Courtesy Nadia Haddad
Not all home design projects are created equal. Certain rooms call for the expertise of a designer every step of the way, while sometimes just a little guidance is all a client needs. A handful of local designers have addressed this gap, adding simple, fast, less-expensive, on-the-go services to their repertoire.
Interior designer Lucy Penfield pioneered the design-in-a-box concept locally about seven years ago. The virtual design service allowed her to collaborate with clients located anywhere and deliver ideas and fabrics for the rooms in question.
Nadia Haddad, owner of NH-ID, took the idea one step further in April when she launched her ID-book. The concept begins with a digital questionnaire, measurements, and Skype conversations, and then, four to eight weeks later, in place of a box, Haddad sends out a book filled with practical ideas.
“This service is geared toward individuals who want to do a lot of the legwork themselves, but want the knowledge of a designer,” says Haddad, whose ID-book pricing starts at $750. “Plus, it’s a good price point. It’s a lot of communication and meetings that you don’t have to pay for—you’re saving yourself money, but you’re still getting the knowledge.”
Haddad also asks her clients to gather inspiration and send her pictures. “From there, I can get an idea for what they’re thinking. Then I just start designing,” she says. “The end result is what Haddad calls “a utilitarian guidebook” that offers advice on precisely how to execute the vision. “It’s easy and it’s not intimidating,” says Haddad. “It’s also great for someone who wants to work with me specifically, but doesn’t live here, and this is the easiest way to do it.”
This was also the case for Andrea Dixon and Jen Ziemer, owners of Fiddlehead Design. Demand for their service was so high outside of the Twin Cities that the duo decided to launch Fiddlehead To Go, a service geared toward out-of-town clients who love their look, but not necessarily their location. “It’s a way for people to work with us virtually, without the standard handholding,” says Dixon.

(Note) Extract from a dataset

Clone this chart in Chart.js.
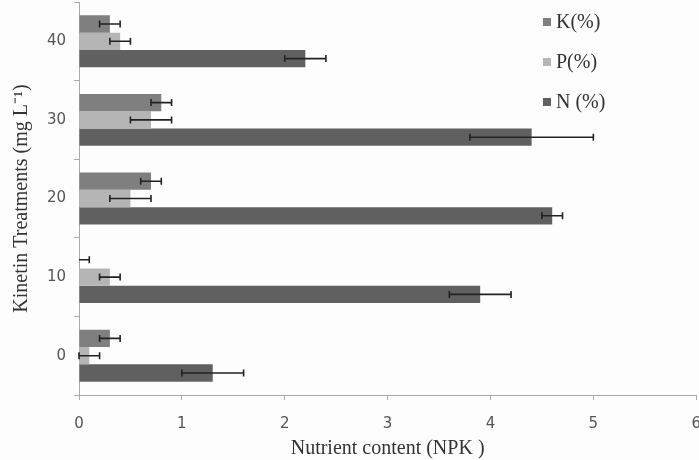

Like Haddad, Ziemer and Dixon have virtual conversations so they can view the space and also ask their clients to collect images as inspiration. The duo then uses Pinterest to create boards with very specific products, fabrics, and ideas pulled from manufacturers’ sites. “It’s more affordable because it’s less hands-on,” says Dixon. And the end result is much like Penfield’s design-in-a-box concept. Only the box is a Pinterest board, ready to be turned into a room.